The mid-Atlantic twang was growing more noticeable and he gave a long, hard pull on his cigarette. "Over there, they would just make a record and send a hundred copies out to DJs and sit back and wait. We'd go around supermarket chains, signing autographs. All of a sudden, South Africa had some superstars that were behaving like superstars. We played to 50,000 people in open-air gigs. We were the biggest rock group in the history of South Africa."
Alistair has put on a bit of weight since returning from South Africa: the sparkling blue eyes have dulled a little. But they shone as he recalled how things were. "I had a box full of panties and bras that chicks had thrown at me on stage. We used to create the whole hysteria thing. I suppose we were a bit raunchy. South Africa was deprived of our kind of performance at the time."
Alistair and Adelle met when Adelle recorded an advertising jingle for him. "Alistair didn't like me at first. He thought that I was basically a jumped-up superstar." I asked innocently which of them was the bigger superstar at the time. They started to argue about it. But, for all the success, there was a shadow over their life together; for they lived in a white area of Johannesburg, in constant fear because of Adelle's coloured status. "We had the house burgled," said Alistair, "and Adelle was very scared when we had to call the police, because this was not an area for 'coloureds'. The only advantage we had was that we were superstars, so they didn't touch us."
Then Adelle had a baby, Samantha. "Samantha had to be registered at the Department of the Interior, and she had to be registered as 'coloured'," explained Adelle. "We wanted to register her as 'white', which is what she looked, or 'British'. But they said that this was impossible. I knew what it was like to be brought up as a second-class citizen. I didn't want the same thing for her."
So they left South Africa for Sheffield. "For six months, I didn't go out of the door," said Adelle. "I was very depressed. We took our last 13 grand out with us. We didn't work for the first 18 months, and we couldn't claim the dole. I couldn't believe what we had descended to. Al suggested that we should do working men's clubs. I couldn't believe it. Al had to hassle me to go back to work. We were nobody and nothing."
Alistair took up the story. "I put a show together, with me on keyboards and Adelle singing.
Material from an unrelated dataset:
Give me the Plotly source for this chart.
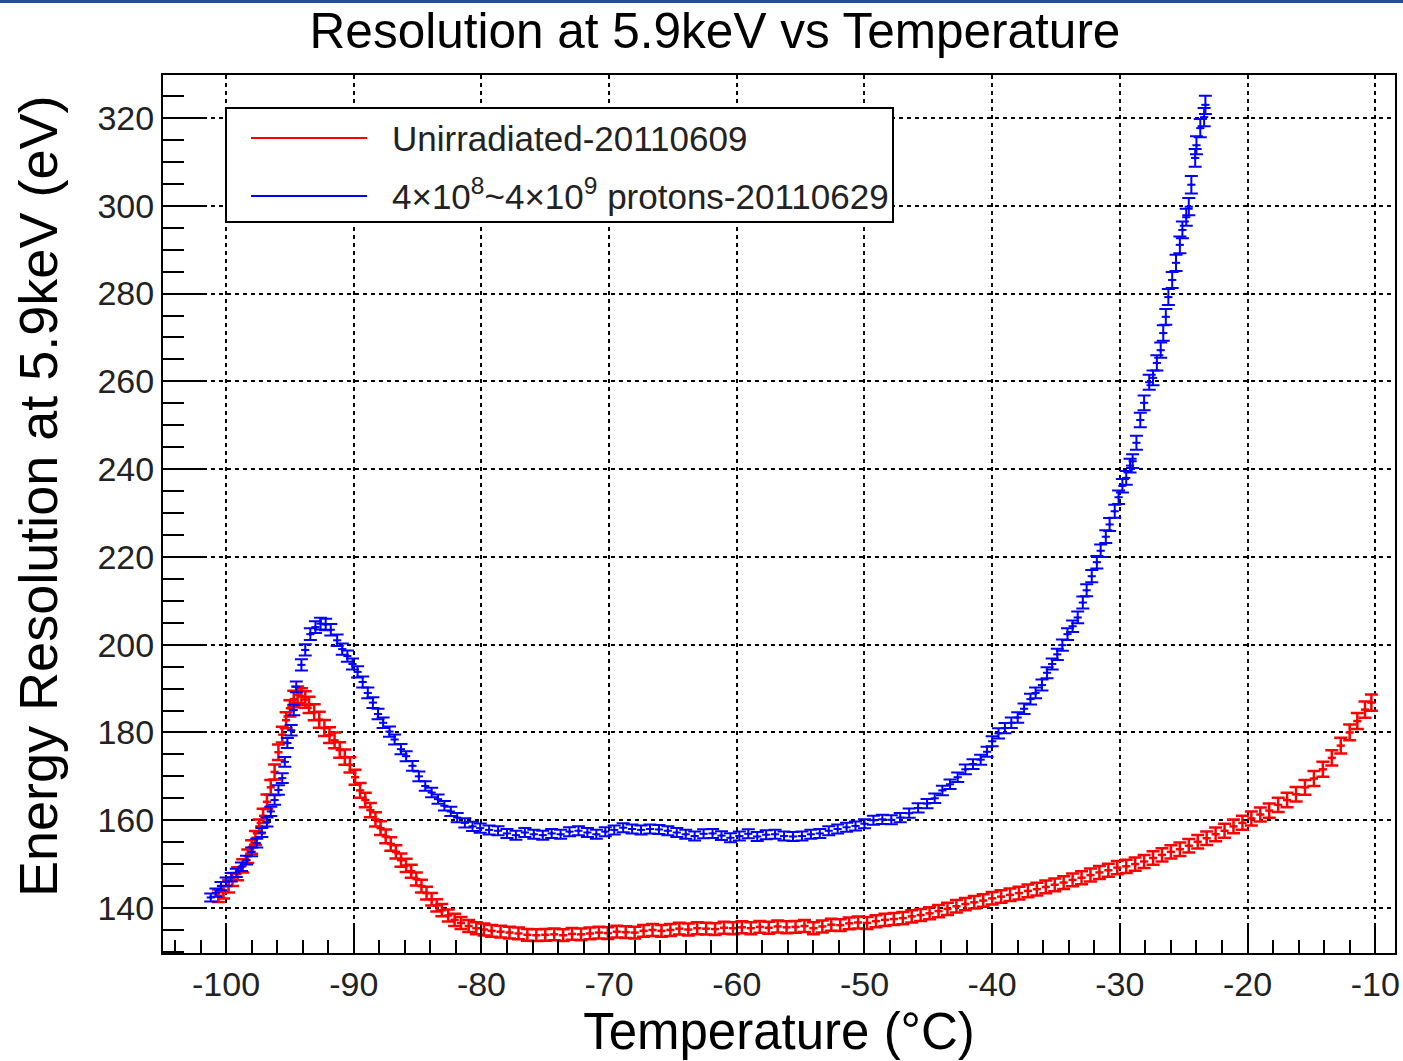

I went out and bought a little van. Adelle couldn't grasp the concept of a working men's club. She was used to five-star hotels. She wasn't even used to carrying her own microphone. When we got to our first club, this beer-bellied old guy said to her, 'Art tha' t' turn, cock?' She thought he was being obscene. But we've had to stick at it, and now we've got quite a big following in Hull and Cleethorpes."
Meanwhile, South Africa has been transformed - but Adelle sees the changes a little differently to everyone else. "There used to be signs saying, whites only, now there are signs saying blacks only. The TV and the entertainments business are dominated by blacks now. And coloureds like me are still left out in the cold," she said.
"Even if you were a superstar," added Alistair, "once."